3. The evidence for the pronunciation of the diphthong ΟΙ is more scanty. Unfortunately the Septuagint translators use this diphthong only once for expressing a Hebrew name in the whole compass of the Old Testament. From other evidence, and by a train of deduction that appears somewhat slippery, Seyffarth comes to the conclusion that its original pronunciation was probably that of the German oe, from which it was by degrees softened into the French u, and lastly into the slender sound of i (ee), which it now has. But as I am dealing with certainties in this paper, and not with probabilities, it will be enough to say that Liscov has produced evidence to shew that it was confounded with i so early as the time of Julius Cæsar, ΙΩΝΙΣΤΗΣ being found on a coin of the great dictator for οἰωνιστής. So in the coins of Emperors of the second century, ΟΙΚΟΣΤΟΥ frequently occurs for εἰκοστοῦ.[21] That λοιμός was not pronounced exactly like λιμός in the time of Thucydides, has been concluded from a well-known passage in his second book, (c. 54;) but the passage is of doubtful interpretation,[22] and no man can tell at this time of day what the exact, perhaps a very small shade of, difference, was between the two sounds.

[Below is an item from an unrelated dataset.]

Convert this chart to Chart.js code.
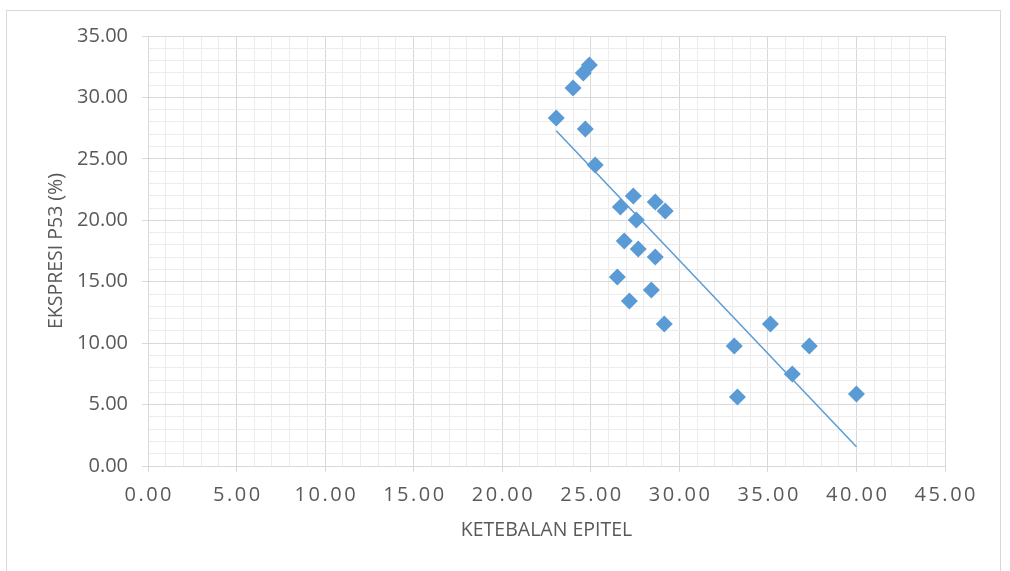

4. In the above three examples, the Scotch and the English have equally conspired to overthrow the living tradition of two centuries, by an act of arbitrary academical conceit or pedagogic carelessness. In the case of ou, we Northerns have again been happy; while the English, with their fatal facility of blundering in such matters, have invented a pronunciation of this diphthong which seems more natural to a growling Saxon mastiff than to the smooth fulness of ancient Greek eloquence. The Greek writers, with great uniformity, agree in expressing by this diphthong the sound of the Latin u; while the modern Greeks, with equal uniformity, agree in pronouncing their ου as the Italians pronounce u; that is to say, like the English oo in boom. Seyffarth classes this diphthong with a and i, o and e, as a sound about which there is no controversy.